We have also identified some additional settings that provide better performance for database workloads. A patch [3] to update the default database profile with the new settings has been merged.
Combining all these changes (AFR fix and settings), pgbench performance has improved ~300% on bare metal using NVME, and a random I/O fio test running on VM has also improved more than 300%.
Known issues
We have identified two issues in fuse mounts:
- Becasue of selinux in client machine, a getxattr request is sent by fuse before each write request. Though it adds some latency, currently this request is directly answered by fuse xlator when selinux is not enabled in gluster (default setting).
- When fopen-keep-cache is enabled (default setting), kernel fuse sends stat requests before each read. Even disabling fopen-keep-cache, fuse still sends half of the stat requests. This has been tracked down to the atime update, however mounting a volume with noatime doesn't help to solve the issue because kernel fuse doesn't correctly handle noatime setting.
Some other issues are detected:
- Bad performance of write-behind when stat and writes to the same file are mixed. Right now, when a stat is received, all previous cached writes are flushed before processing the new request. The same happens for reads when it overlaps with a cached previous write. This makes write-behind useless in this scenario.
Note: fuse is currently sending stat requests before reads (see previous known issue), making reads almost as problematic as stat requests.

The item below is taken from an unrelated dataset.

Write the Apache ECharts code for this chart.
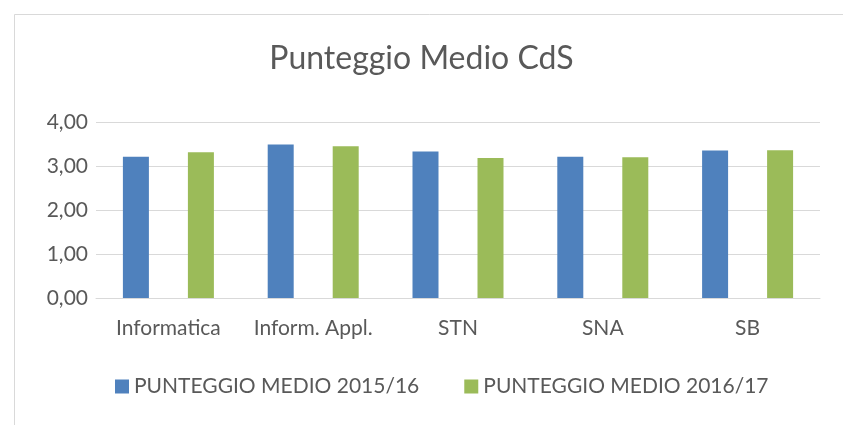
<!DOCTYPE html>
<html>
<head>
<meta charset="utf-8">
<script src="https://cdn.jsdelivr.net/npm/echarts@6/dist/echarts.min.js"></script>
<style>html,body{margin:0;padding:0;background:#fff}#c{width:843px;height:425px}</style>
</head>
<body>
<div id="c"></div>
<script>
const categories = ['Informatica', 'Inform. Appl.', 'STN', 'SNA', 'SB'];
const series2015 = [3.21, 3.49, 3.33, 3.21, 3.35];
const series2016 = [3.31, 3.45, 3.18, 3.20, 3.36];
const seriesNames = ['PUNTEGGIO MEDIO 2015/16', 'PUNTEGGIO MEDIO 2016/17'];
const titleText = 'Punteggio Medio CdS';

const FONT = 'Lato, "Open Sans", sans-serif';
const chart = echarts.init(document.getElementById('c'), null, {renderer: 'canvas'});
chart.setOption({
  animation: false,
  backgroundColor: '#fff',
  graphic: [{
    type: 'rect', left: 12, top: 12, shape: {width: 900, height: 500},
    style: {fill: 'none', stroke: '#d9d9d9', lineWidth: 1}, silent: true
  }],
  title: {
    text: titleText, left: 'center', top: 38,
    textStyle: {fontFamily: FONT, fontSize: 32, fontWeight: 'normal', color: '#595959'}
  },
  legend: {
    data: seriesNames, left: 110, top: 371,
    icon: 'rect', itemWidth: 14, itemHeight: 14, itemGap: 45,
    textStyle: {fontFamily: FONT, fontSize: 21, color: '#595959'}
  },
  grid: {left: 96, right: 23, top: 122, bottom: 127, containLabel: false},
  xAxis: {
    type: 'category', data: categories,
    axisLine: {lineStyle: {color: '#d9d9d9', width: 1}},
    axisTick: {show: false},
    axisLabel: {fontFamily: FONT, fontSize: 21, color: '#595959', margin: 20,
      interval: 0, hideOverlap: false}
  },
  yAxis: {
    type: 'value', min: 0, max: 4, interval: 1,
    axisLine: {show: false}, axisTick: {show: false},
    splitLine: {lineStyle: {color: '#d9d9d9', width: 1}},
    axisLabel: {fontFamily: FONT, fontSize: 21, color: '#595959', margin: 8,
      formatter: v => v.toFixed(2).replace('.', ',')}
  },
  series: [
    {name: seriesNames[0], type: 'bar', data: series2015, barWidth: 26, barGap: '150%',
     itemStyle: {color: '#4F81BD'}},
    {name: seriesNames[1], type: 'bar', data: series2016, barWidth: 26, barGap: '150%',
     itemStyle: {color: '#9BBB59'}}
  ]
});
</script>
</body>
</html>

- Self-heal seems to be slow. It's still being investigated but there are some indications that we have a considerable amount of contention in io-threads. This contention could be the cause of some other performance issues, but we'll need to investigate more about this. There is already some work [4] trying to reduce it.
- 'ls' performance is not good in some cases. When the volume has many bricks, 'ls' performance tends to degrade. We are still investigating the cause, but one important factor is that DHT sends readdir(p) requests to all its subvolumes, This means that 'ls' will run at the speed of the slower of the bricks. If any brick has an issue, or a spike in load, even if it's transitory, it will have a bad impact in 'ls' performance. This can be alleviated by enabling parallel-readdir and readdir-ahead option.
Note: There have been reports that enabling parallel-readdir causes some entries to apparently disappear after some time (though they are still present on the bricks). I'm not aware of the root cause yet.
- The number of threads in a server is quite high when multiple bricks are present, even if brick-mux is used. There are some efforts [5] trying to reduce this number.
New features
We have recently started the design [6] of a new caching infrastructure that should provide much better performance, specially for small files or metadata intensive workloads. It should also provide a safe infrastructure to keep cached information consistent on all clients.
This framework will make caching features available to any xlator that could need them in an easy and safe way.
The current thinking is that current existing caching xlators (mostly md-cache, io-cache and write-behind) will probably be reworked as a single complete caching xlator, since this makes things easier.
Any feedback or ideas will be highly appreciated.